Friday Editorial: Are We Already in a Post-Internet Age?

Friday Editorial: Are We Already in a Post-Internet Age?

This week with Allison Galgiani, art editor of Bushwick Daily. Talk to her directly on Twitter @Grovesgal about this Friday Editorial.

Not even a couple weeks ago,  I began hearing a new term on the proverbial tip of the art world’s tongue: Post-Internet Art. Ugh, a shudder goes through my entire being. Why this sudden uncontrollable reflex? To me, it means the taste-makers that make up these awful phrases have done it: they have catch-phrased the movement in art in which we are living. And now I feel compelled to use it.

Earlier this week the art world was aflutter with talk of the artspace.com’s Andrew Goldstein’s interview with self-proclaimed super collector Stefan Simchowitz, and the equally popular rebuttal by Jerry Saltz. In the interview, among other inflated statements of his own Pinky and the Brain plan to take over the art world, it was brought up that many of  the artists that Simchowitz champions fall under the newly-minted term post-internet art. Aside from contemporary artists that fall under this category like Petra Cortright and Jordan Wolfson, Bushwick is notably on the map with net artists, such as the recent “Internet of my Dreams” show at Transfer Gallery, championing net and new media art. In a recent artnet.com article, NY art critic Paddy Johnson worries that what she deems “our era’s greatest art movement” has been almost entirely absent from the Whitney Biennials since 2002. This might be starting to change and the discourse has clearly shifted.

So, what exactly does this mean, and what’s all the fuss about? Why does this differentiation between ‘net art,” and “post-internet” art matter? Without trying to bore you to tears, let’s go back to the advent of the equally difficult to nail down dualism of modern and postmodern art.  If you have not taken a 20th Century Art History survey course, you may not have heard, but modernism is dead. The Death of Painting, as proclaimed by Donald Judd and other minimalists to the rise of conceptual art was a clear backlash to the appropriation of modernism by the consumer-driven realms of Ikea and Target. From this came the wave of Postmodernism that existed in the realm of consumer realization; the realization that we lived in a world surrounded by consumerism, advertisements, façade, where nothing is real; enter the realm of the hyper-real and beyond. Please note this is a shrewdly shortened explanation of about forty-five years of art making.
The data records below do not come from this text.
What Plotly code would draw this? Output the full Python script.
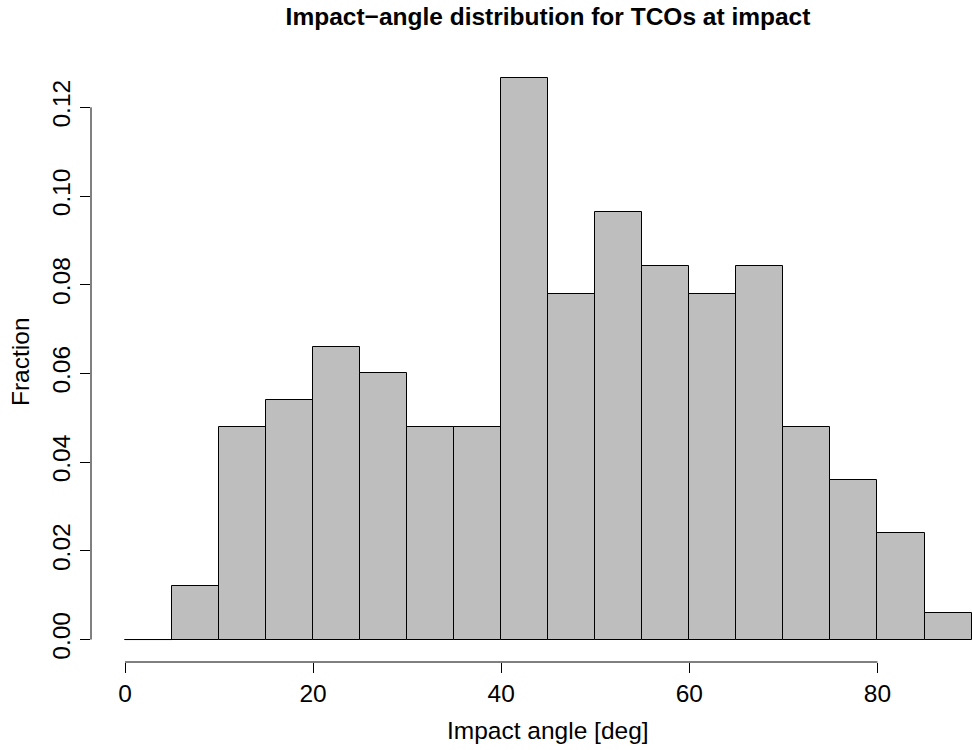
import plotly.graph_objects as go

# Histogram bins (degrees) and fractions
bin_left = [0, 5, 10, 15, 20, 25, 30, 35, 40, 45, 50, 55, 60, 65, 70, 75, 80, 85]
bin_width = 5
fraction = [0.0, 0.012, 0.048, 0.054, 0.066, 0.060, 0.048, 0.048, 0.1265,
            0.078, 0.0964, 0.0843, 0.078, 0.0843, 0.048, 0.036, 0.024, 0.006]

x_ticks = [0, 20, 40, 60, 80]
y_ticks = [0.00, 0.02, 0.04, 0.06, 0.08, 0.10, 0.12]
y_ticklabels = ["0.00", "0.02", "0.04", "0.06", "0.08", "0.10", "0.12"]

title_text = "Impact\u2212angle distribution for TCOs at impact"
x_label = "Impact angle [deg]"
y_label = "Fraction"

FONT = "Liberation Sans, Arial, Helvetica, sans-serif"
FS = 24.5
W, H = 972, 750
L, R, T, B = 91, 0, 56, 88
pw = W - L - R
ph = H - T - B

centers = [b + bin_width / 2 for b in bin_left]

fig = go.Figure()
fig.add_trace(go.Bar(
    x=centers, y=fraction, width=[bin_width] * len(centers),
    marker=dict(color="#BEBEBE", line=dict(color="black", width=1)),
    hoverinfo="skip", showlegend=False,
))
# zero-height bins are still drawn as a baseline segment in R
for c, f in zip(centers, fraction):
    if f == 0:
        fig.add_shape(type="line", xref="x", yref="y",
                      x0=c - bin_width / 2, x1=c + bin_width / 2, y0=0, y1=0,
                      line=dict(color="black", width=1))

xmin, xmax = -3.615, -3.615 + pw / 9.406
ymin, ymax = -0.00506, 0.13157

fig.update_layout(
    width=W, height=H,
    margin=dict(l=L, r=R, t=T, b=B, pad=0),
    plot_bgcolor="white", paper_bgcolor="white",
    font=dict(family=FONT, size=FS, color="black"),
    bargap=0,
    title=dict(text="<b>" + title_text + "</b>", x=548 / W, xref="container",
               xanchor="center", y=1 - 16 / H, yref="container", yanchor="middle",
               font=dict(family=FONT, size=FS, color="black")),
    xaxis=dict(range=[xmin, xmax], showgrid=False, zeroline=False, showline=False,
               tickmode="array", tickvals=x_ticks, ticktext=[str(v) for v in x_ticks],
               ticks="outside", ticklen=10, tickwidth=1, tickcolor="black",
               tickfont=dict(family=FONT, size=FS, color="black")),
    yaxis=dict(range=[ymin, ymax], showgrid=False, zeroline=False, showline=False,
               tickmode="array", tickvals=y_ticks, ticktext=y_ticklabels,
               ticks="outside", ticklen=10, tickwidth=1, tickcolor="black",
               tickangle=-90,
               tickfont=dict(family=FONT, size=FS, color="black")),
)

# R-style axis lines spanning only the tick range
fig.add_shape(type="line", xref="x", yref="paper", x0=x_ticks[0], x1=x_ticks[-1],
              y0=0, y1=0, line=dict(color="black", width=1))
fig.add_shape(type="line", xref="paper", yref="y", x0=0, x1=0,
              y0=y_ticks[0], y1=y_ticks[-1], line=dict(color="black", width=1))

fig.add_annotation(text=x_label, xref="paper", yref="paper",
                   x=(548 - L) / pw, y=0, xanchor="center", yanchor="middle",
                   yshift=-(730 - (T + ph)), showarrow=False,
                   font=dict(family=FONT, size=FS, color="black"))
fig.add_annotation(text=y_label, xref="paper", yref="paper",
                   x=0, y=(T + ph - 362) / ph, xanchor="center", yanchor="middle",
                   xshift=-(L - 20), textangle=-90, showarrow=False,
                   font=dict(family=FONT, size=FS, color="black"))

fig.write_html("out.html")
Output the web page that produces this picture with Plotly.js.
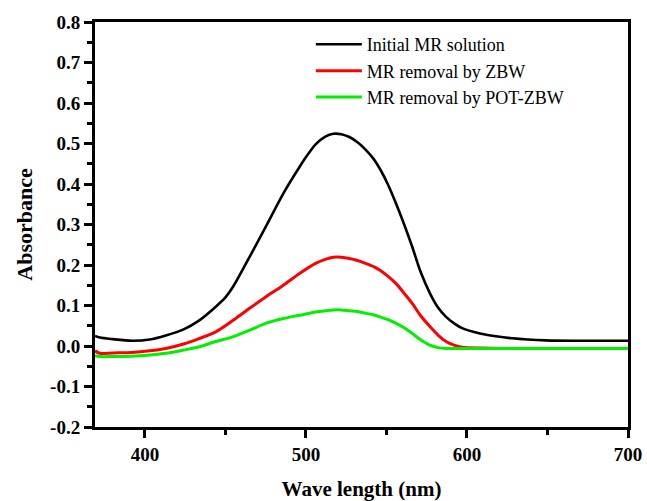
<!DOCTYPE html>
<html><head><meta charset="utf-8">
<script src="https://cdn.plot.ly/plotly-3.0.1.min.js"></script>
<style>html,body{margin:0;padding:0;background:#fff}#chart{width:647px;height:501px}</style>
</head><body><div id="chart"></div>
<script>
// Wavelength (nm) and absorbance
const wlBlack = [369, 372, 380, 392, 403, 413, 424, 434, 444, 450, 455, 465, 475, 486, 496, 501, 506, 512, 517, 522, 527, 532, 537, 542, 546, 551, 556, 561, 566, 571, 577, 582, 587, 592, 597, 608, 618, 628, 649, 670, 700];
const absBlack = [0.025, 0.021, 0.017, 0.013, 0.016, 0.026, 0.041, 0.064, 0.097, 0.120, 0.148, 0.220, 0.294, 0.377, 0.442, 0.472, 0.498, 0.517, 0.524, 0.523, 0.516, 0.503, 0.485, 0.462, 0.437, 0.398, 0.351, 0.300, 0.245, 0.185, 0.130, 0.095, 0.072, 0.056, 0.044, 0.031, 0.024, 0.019, 0.014, 0.013, 0.013];

const wlRed = [369, 372, 380, 392, 403, 413, 424, 434, 444, 455, 465, 475, 486, 496, 506, 512, 517, 522, 527, 532, 537, 542, 546, 551, 556, 561, 566, 571, 577, 582, 587, 592, 597, 608, 628, 649, 670, 700];
const absRed = [-0.012, -0.018, -0.017, -0.016, -0.012, -0.006, 0.005, 0.019, 0.035, 0.064, 0.093, 0.121, 0.150, 0.179, 0.204, 0.214, 0.219, 0.219, 0.216, 0.211, 0.204, 0.196, 0.187, 0.172, 0.154, 0.130, 0.105, 0.076, 0.048, 0.027, 0.011, 0.002, -0.003, -0.005, -0.006, -0.006, -0.006, -0.006];

const wlGreen = [369, 372, 380, 392, 403, 413, 424, 434, 444, 455, 465, 475, 486, 496, 506, 512, 517, 522, 527, 532, 537, 542, 546, 551, 556, 561, 566, 571, 577, 582, 587, 597, 608, 628, 649, 670, 700];
const absGreen = [-0.024, -0.026, -0.026, -0.025, -0.022, -0.018, -0.010, -0.002, 0.011, 0.023, 0.039, 0.056, 0.068, 0.076, 0.084, 0.087, 0.089, 0.089, 0.087, 0.085, 0.081, 0.077, 0.072, 0.065, 0.056, 0.045, 0.031, 0.016, 0.002, -0.004, -0.006, -0.006, -0.006, -0.006, -0.006, -0.006, -0.006];

const seriesNames = ["Initial MR solution", "MR removal by ZBW", "MR removal by POT-ZBW"];
const xTickVals = [400, 500, 600, 700];
const xTickText = ["400", "500", "600", "700"];
const yTickVals = [-0.2, -0.1, 0.0, 0.1, 0.2, 0.3, 0.4, 0.5, 0.6, 0.7, 0.8];
const yTickText = ["-0.2", "-0.1", "0.0", "0.1", "0.2", "0.3", "0.4", "0.5", "0.6", "0.7", "0.8"];

const traces = [
  {x: wlBlack, y: absBlack, name: seriesNames[0], mode: "lines", line: {color: "#000000", width: 2.6, shape: "spline", smoothing: 0.8}},
  {x: wlRed, y: absRed, name: seriesNames[1], mode: "lines", line: {color: "#ff0000", width: 3, shape: "spline", smoothing: 0.8}},
  {x: wlGreen, y: absGreen, name: seriesNames[2], mode: "lines", line: {color: "#00f000", width: 3, shape: "spline", smoothing: 0.8}}
];

const tickFont = {family: "Liberation Serif", size: 19, color: "#000", weight: "bold"};
const layout = {
  width: 647, height: 501,
  margin: {l: 95, r: 19, t: 22, b: 74},
  paper_bgcolor: "#fff", plot_bgcolor: "#fff",
  showlegend: true,
  legend: {x: 0.405, y: 0.99, xanchor: "left", yanchor: "top", bgcolor: "rgba(0,0,0,0)",
           font: {family: "Liberation Serif", size: 18, color: "#000"}, tracegroupgap: 0, itemwidth: 46},
  xaxis: {
    range: [369, 700], showgrid: false, zeroline: false,
    showline: true, linecolor: "#000", linewidth: 3, mirror: true,
    ticks: "outside", ticklen: 8, tickwidth: 3, tickcolor: "#000",
    tickvals: xTickVals, ticktext: xTickText,
    tickfont: tickFont,
    minor: {dtick: 50, tick0: 400, ticks: "outside", ticklen: 5, tickwidth: 3, tickcolor: "#000"},
    title: {text: "Wave length (nm)", font: {family: "Liberation Serif", size: 21, color: "#000", weight: "bold"}, standoff: 20}
  },
  yaxis: {
    range: [-0.2, 0.8], showgrid: false, zeroline: false,
    showline: true, linecolor: "#000", linewidth: 3, mirror: true,
    ticks: "outside", ticklen: 8, tickwidth: 3, tickcolor: "#000",
    tickvals: yTickVals, ticktext: yTickText,
    tickfont: tickFont,
    minor: {dtick: 0.05, tick0: 0, ticks: "outside", ticklen: 5, tickwidth: 3, tickcolor: "#000"},
    title: {text: "Absorbance", font: {family: "Liberation Serif", size: 22, color: "#000", weight: "bold"}, standoff: 12}
  }
};
Plotly.newPlot("chart", traces, layout, {displayModeBar: false, staticPlot: true});
</script></body></html>
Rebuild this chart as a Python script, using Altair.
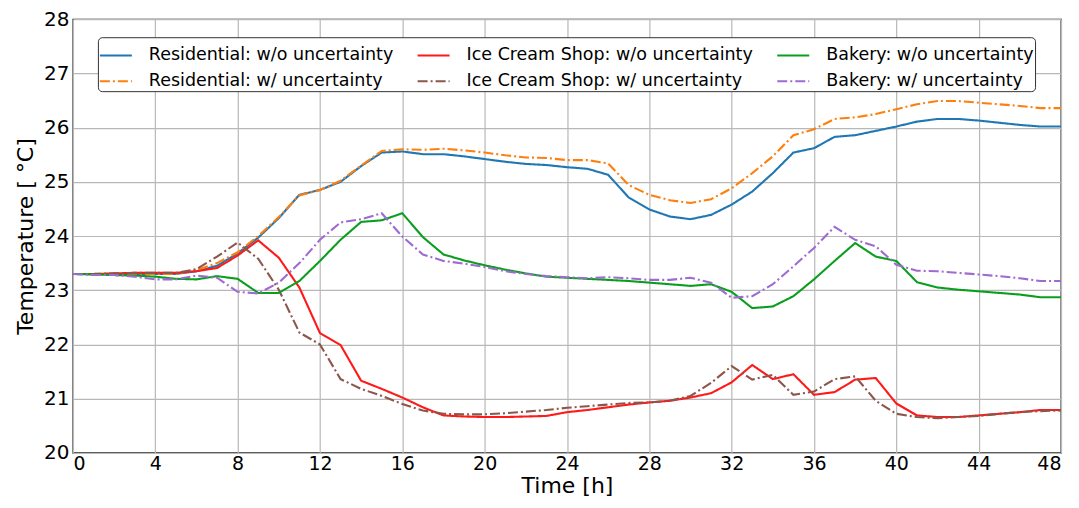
import altair as alt
import pandas as pd

hours = list(range(49))

res_wo = [23.30, 23.30, 23.30, 23.30, 23.30, 23.30, 23.35, 23.45, 23.68, 23.97,
          24.33, 24.76, 24.85, 25.00, 25.29, 25.54, 25.56, 25.51, 25.51, 25.47,
          25.42, 25.37, 25.33, 25.31, 25.27, 25.24, 25.13, 24.71, 24.49, 24.36,
          24.31, 24.39, 24.58, 24.82, 25.16, 25.54, 25.62, 25.83, 25.86, 25.94,
          26.02, 26.11, 26.16, 26.16, 26.13, 26.09, 26.05, 26.02, 26.02]
res_w = [23.30, 23.30, 23.30, 23.30, 23.30, 23.30, 23.37, 23.50, 23.70, 24.00,
         24.35, 24.75, 24.85, 25.02, 25.30, 25.57, 25.60, 25.59, 25.61, 25.58,
         25.54, 25.49, 25.45, 25.44, 25.40, 25.40, 25.34, 24.94, 24.76, 24.66,
         24.61, 24.68, 24.88, 25.16, 25.47, 25.86, 25.97, 26.16, 26.19, 26.25,
         26.34, 26.43, 26.49, 26.49, 26.46, 26.43, 26.40, 26.36, 26.36]
ics_wo = [23.30, 23.30, 23.31, 23.32, 23.32, 23.32, 23.35, 23.41, 23.64, 23.92,
          23.60, 23.05, 22.21, 21.99, 21.33, 21.18, 21.02, 20.84, 20.69, 20.67,
          20.66, 20.66, 20.67, 20.68, 20.75, 20.79, 20.84, 20.89, 20.93, 20.96,
          21.02, 21.10, 21.30, 21.62, 21.36, 21.45, 21.07, 21.12, 21.35, 21.38,
          20.91, 20.69, 20.66, 20.66, 20.69, 20.72, 20.75, 20.79, 20.79]
ics_w = [23.30, 23.30, 23.31, 23.32, 23.32, 23.32, 23.39, 23.62, 23.88, 23.58,
         23.01, 22.22, 22.00, 21.36, 21.18, 21.05, 20.90, 20.78, 20.72, 20.71,
         20.71, 20.73, 20.76, 20.79, 20.83, 20.86, 20.89, 20.92, 20.93, 20.96,
         21.05, 21.29, 21.60, 21.35, 21.44, 21.07, 21.13, 21.36, 21.41, 20.96,
         20.72, 20.66, 20.64, 20.66, 20.68, 20.72, 20.75, 20.77, 20.78]
bak_wo = [23.30, 23.29, 23.28, 23.27, 23.25, 23.21, 23.20, 23.26, 23.21, 22.95,
          22.95, 23.17, 23.54, 23.93, 24.26, 24.29, 24.42, 23.98, 23.66, 23.55,
          23.46, 23.38, 23.31, 23.25, 23.23, 23.21, 23.19, 23.17, 23.14, 23.11,
          23.08, 23.11, 22.97, 22.67, 22.70, 22.89, 23.20, 23.54, 23.87, 23.62,
          23.54, 23.15, 23.05, 23.01, 22.98, 22.95, 22.92, 22.87, 22.87]
bak_w = [23.30, 23.28, 23.28, 23.25, 23.20, 23.20, 23.27, 23.23, 22.97, 22.94,
         23.14, 23.50, 23.93, 24.25, 24.31, 24.42, 23.99, 23.66, 23.54, 23.49,
         23.43, 23.35, 23.30, 23.26, 23.24, 23.22, 23.24, 23.22, 23.19, 23.19,
         23.23, 23.14, 22.86, 22.89, 23.11, 23.44, 23.78, 24.17, 23.93, 23.81,
         23.47, 23.36, 23.35, 23.32, 23.29, 23.26, 23.22, 23.17, 23.17]

names = ["Residential: w/o uncertainty", "Ice Cream Shop: w/o uncertainty",
         "Bakery: w/o uncertainty", "Residential: w/ uncertainty",
         "Ice Cream Shop: w/ uncertainty", "Bakery: w/ uncertainty"]
series = [res_wo, ics_wo, bak_wo, res_w, ics_w, bak_w]
colors = ["#1f77b4", "#ff1a1a", "#0a9e1e", "#ff7f0e", "#8c564b", "#9e6bd1"]
dashes = [[1, 0], [1, 0], [1, 0], [10, 3, 2, 3], [10, 3, 2, 3], [10, 3, 2, 3]]
draw_order = [0, 3, 1, 4, 2, 5]

rows = []
for k, i in enumerate(draw_order):
    for h, v in zip(hours, series[i]):
        rows.append({"Time": h, "Temp": v, "Series": names[i], "order": k})
df = pd.DataFrame(rows)

leg = dict(title=None, orient="none", legendX=25, legendY=18, columns=3,
           direction="horizontal")

chart = alt.Chart(df).mark_line(strokeWidth=2.1).encode(
    x=alt.X("Time:Q", scale=alt.Scale(domain=[0, 48], nice=False),
            axis=alt.Axis(title="Time [h]", values=list(range(0, 49, 4)))),
    y=alt.Y("Temp:Q", scale=alt.Scale(domain=[20, 28], nice=False, zero=False),
            axis=alt.Axis(title="Temperature [ °C]", values=list(range(20, 29)))),
    color=alt.Color("Series:N", scale=alt.Scale(domain=names, range=colors),
                    legend=alt.Legend(**leg)),
    strokeDash=alt.StrokeDash("Series:N", scale=alt.Scale(domain=names, range=dashes),
                              legend=alt.Legend(**leg)),
    detail="order:O",
).properties(
    width=989, height=434,
    autosize=alt.AutoSizeParams(type="none"),
    padding={"left": 65, "top": 11, "right": 10, "bottom": 47},
).configure_view(
    stroke="black", strokeWidth=1.3
).configure_axis(
    labelFont="DejaVu Sans", titleFont="DejaVu Sans",
    labelFontSize=20, titleFontSize=22, labelColor="black", titleColor="black",
    titleFontWeight="normal", grid=True, gridColor="#b8b8b8", gridWidth=1.2,
    domain=False, ticks=False, labelPadding=4,
).configure_axisX(
    titlePadding=2, labelPadding=2, labelFontSize=19
).configure_axisY(
    titlePadding=6
).configure_legend(
    labelFont="DejaVu Sans", labelFontSize=17.5, labelColor="black", labelLimit=0,
    symbolType="stroke", symbolSize=1024, symbolStrokeWidth=2,
    strokeColor="#333333", fillColor="white", cornerRadius=4, padding=1,
    columnPadding=20, rowPadding=-7, labelOffset=16,
)

chart.save("out.html", embed_options={"renderer": "svg", "actions": False})
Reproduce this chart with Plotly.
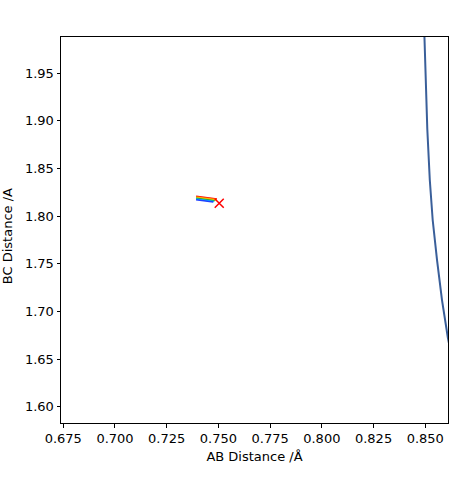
import plotly.graph_objects as go

# Contour line (blue)
contour_ab = [0.8493, 0.8496, 0.8500, 0.8510, 0.8522, 0.8536, 0.8557, 0.8581, 0.8609, 0.8630]
contour_bc = [2.010, 1.988, 1.943, 1.891, 1.838, 1.796, 1.754, 1.712, 1.673, 1.650]

# Trajectory lines (stacked rainbow)
traj_colors = ["#ff0000", "#ff8c00", "#ffd700", "#2ca02c", "#00bfff", "#1f3fff"]
traj_ab = [
    [0.7392, 0.7440, 0.7493],
    [0.7392, 0.7440, 0.7490],
    [0.7392, 0.7440, 0.7486],
    [0.7392, 0.7440, 0.7482],
    [0.7392, 0.7440, 0.7478],
    [0.7392, 0.7440, 0.7475],
]
traj_bc = [
    [1.8208, 1.8198, 1.8180],
    [1.8201, 1.8191, 1.8174],
    [1.8194, 1.8184, 1.8168],
    [1.8187, 1.8176, 1.8161],
    [1.8180, 1.8169, 1.8155],
    [1.8173, 1.8162, 1.8149],
]

end_ab = [0.7504]
end_bc = [1.8136]

x_ticks = [0.675, 0.700, 0.725, 0.750, 0.775, 0.800, 0.825, 0.850]
y_ticks = [1.60, 1.65, 1.70, 1.75, 1.80, 1.85, 1.90, 1.95]

fig = go.Figure()
fig.add_trace(go.Scatter(x=contour_ab, y=contour_bc, mode="lines",
                         line=dict(color="#3a5f9a", width=2), showlegend=False))
for xs, ys, c in zip(traj_ab, traj_bc, traj_colors):
    fig.add_trace(go.Scatter(x=xs, y=ys, mode="lines",
                             line=dict(color=c, width=1.5), showlegend=False))
fig.add_trace(go.Scatter(x=end_ab, y=end_bc, mode="markers",
                         marker=dict(symbol="x-thin", size=9, color="red",
                                     line=dict(color="red", width=1.5)),
                         showlegend=False))

font = dict(family="DejaVu Sans", size=13, color="black")
axis_common = dict(showline=True, linecolor="black", linewidth=1, mirror=True,
                   ticks="outside", ticklen=3.5, tickwidth=1, tickcolor="black",
                   showgrid=False, zeroline=False, tickfont=font)

fig.update_layout(
    width=476, height=477,
    margin=dict(l=61, r=28, t=37, b=54),
    paper_bgcolor="white", plot_bgcolor="white",
    font=font,
    xaxis=dict(range=[0.6739, 0.8610], tickvals=x_ticks,
               ticktext=[f"{v:.3f}" for v in x_ticks],
               title=dict(text="AB Distance /Å", font=font, standoff=6),
               **axis_common),
    yaxis=dict(range=[1.583, 1.988], tickvals=y_ticks,
               ticktext=[f"{v:.2f}" for v in y_ticks],
               **axis_common),
    annotations=[dict(text="BC Distance /A", xref="paper", yref="paper",
                      x=0, y=0.484, xanchor="center", yanchor="middle",
                      xshift=-54, textangle=-90, showarrow=False, font=font)],
)

fig.write_html("out.html", config={"displayModeBar": False},
               post_script="document.body.style.margin='0';")
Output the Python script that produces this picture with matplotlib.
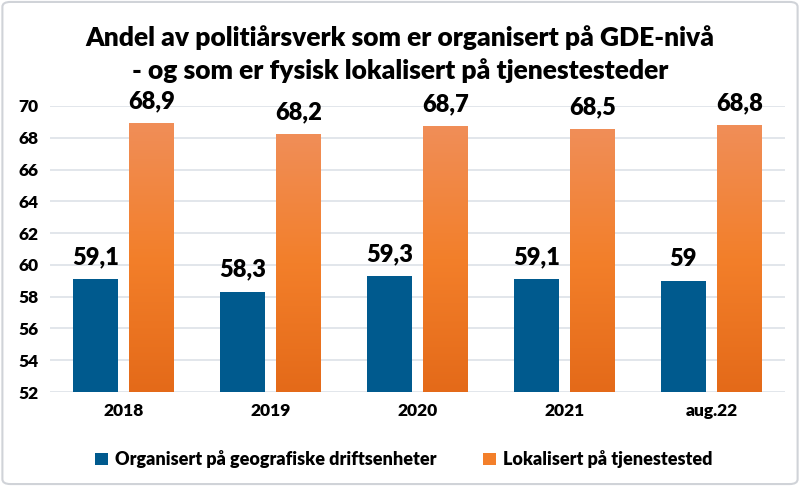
import matplotlib
matplotlib.use("Agg")
import matplotlib.pyplot as plt
import numpy as np
from matplotlib.colors import LinearSegmentedColormap
from matplotlib.patches import FancyBboxPatch, Patch

categories = ["2018", "2019", "2020", "2021", "aug.22"]
organisert = [59.1, 58.3, 59.3, 59.1, 59.0]
lokalisert = [68.9, 68.2, 68.7, 68.5, 68.8]
org_labels = ["59,1", "58,3", "59,3", "59,1", "59"]
lok_labels = ["68,9", "68,2", "68,7", "68,5", "68,8"]
series_names = ["Organisert på geografiske driftsenheter", "Lokalisert på tjenestested"]
title = "Andel av politiårsverk som er organisert på GDE-nivå\n- og som er fysisk lokalisert på tjenestesteder"

plt.rcParams['font.family'] = ['Lato', 'DejaVu Sans']

fig = plt.figure(figsize=(8.0, 4.86), dpi=100)
ax = fig.add_axes([0.0625, 0.1934, 0.9185, 0.5885])

blue = "#005A8E"
orange_cmap = LinearSegmentedColormap.from_list("og", ["#E46A19", "#F37F2A", "#F08E58"])

x = np.arange(len(categories))
w = 0.306
b1 = ax.bar(x - 0.19, np.array(organisert) - 52, w, bottom=52, color=blue, zorder=3)
b2 = ax.bar(x + 0.19, np.array(lokalisert) - 52, w, bottom=52, color="none", zorder=3)

grad = np.linspace(0, 1, 256).reshape(-1, 1)
for rect in b2:
    x0, y0 = rect.get_x(), rect.get_y()
    x1, y1 = x0 + rect.get_width(), y0 + rect.get_height()
    ax.imshow(grad, extent=[x0, x1, y0, y1], origin="lower", cmap=orange_cmap,
              aspect="auto", zorder=3)

for bars, labels in ((b1, org_labels), (b2, lok_labels)):
    for rect, lab in zip(bars, labels):
        ax.annotate(lab, (rect.get_x() + rect.get_width() / 2, rect.get_y() + rect.get_height()),
                    xytext=(0, 8), textcoords="offset points", ha="center", va="bottom",
                    fontsize=17, fontweight="heavy", color="black")

ax.set_xlim(-0.5, len(categories) - 0.5)
ax.set_ylim(52, 70)
ax.set_yticks(np.arange(52, 71, 2))
ax.set_xticks(x)
ax.set_xticklabels(categories, fontsize=12.5, fontweight="heavy")
for t in ax.get_yticklabels():
    t.set_fontsize(12.5)
    t.set_fontweight("heavy")
ax.tick_params(axis="both", length=0, pad=8)
ax.yaxis.grid(True, color="#DDE1E8", linewidth=1.2, zorder=0)
ax.set_axisbelow(True)
for s in ax.spines.values():
    s.set_visible(False)

fig.text(0.5, 0.948, title, ha="center", va="top", fontsize=19, fontweight="heavy",
         linespacing=1.4)

handles = [Patch(facecolor=blue), Patch(facecolor="#F37F2A")]
fig.legend(handles, series_names, loc="center", bbox_to_anchor=(0.505, 0.055), ncol=2,
           frameon=False, prop={"size": 13, "weight": "heavy"}, handlelength=0.7,
           handleheight=0.7, handletextpad=0.4, columnspacing=2.6)

border = FancyBboxPatch((0.003, 0.004), 0.994, 0.992, boxstyle="round,pad=0,rounding_size=0.01",
                        transform=fig.transFigure, fill=False, edgecolor="#D0D3D8", linewidth=1.5)
fig.patches.append(border)

fig.savefig("out.png", dpi=100)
Like a coda to very crux of postmodernism, there was a return to the handmade and un-commodifiable forms of art, especially performance and installation. It can be argued that the rise of mechanical reproduction (thank you, Walter Benjamin) changed the way we experience a work of art and the authenticity of a unique art object becomes less important now that its image is infinitely reproducible. We all know what the Mona Lisa looks like, even if we’ve never been to the Louvre.

The internet changed the way we experienced our world and in a moment where many people have more friends on Facebook than they can keep track of in real life, and experience and accomplishment are measured by how many check-ins you have on Foursquare or pictures of places on your Flickr.  Yet as with any new technology, artists have found ways to hack it and use it in unexpected ways. Artists like Ryan Trecartin found ways to use online methods to create their art; sound, video, and graphic art. The problem with this type of artistic exploration of coding and programming, was how do you show it, and more importantly, how do you sell it?

The term “post-internet” in many respects is an art market term that bring works of art that are responding to the way they can use internet tools- search engines, coding, appropriated images, Twitter, etc to create works of art. More importantly to the market, it is brings these works into the gallery. Bushwick’s own Matthew Hillock, a self-described net or new media artist whose new solo exhibition opens this week at Outlet Fine Art, offered his own thoughts on the subject but the artist’s perspective:

“My biggest opinion in this matter that “net” artists today will be the standard, the screen and personal connection that comes with accessing art in your hand is powerful, post internet work seems to fall into what we’re seeing in art fairs – mass produced, consumed and put it online to flood your newsfeed. I honestly think that the object that “post internet” art obsesses with will lose it’s luster just like any other object. The idea of the internet has changed the world, which is true to an extent, however it is more so a tool and a distorted mirror of ourselves (social media isn’t social it’s an illusion to feel social while we are in fact more isolated). ”

Friday Editorial: Are We Already in a Post-Internet Age?

(Matthew Hillock’s exhibition opens this weekend at Outlet Fine Art in Bushwick)

The term is getting more and more buzz-worthy and has been brought to the forefront of the art world’s attention as artists work to either try to adapt to a gallery-based model, and what seems to me like bringing the work out of the web and into reality. Whether or not the term sticks through the next generation is still up for debate, if there was any argument about the importance of the web and digital world’s influence on contemporary art, I think we can safely say that it has been put to bed.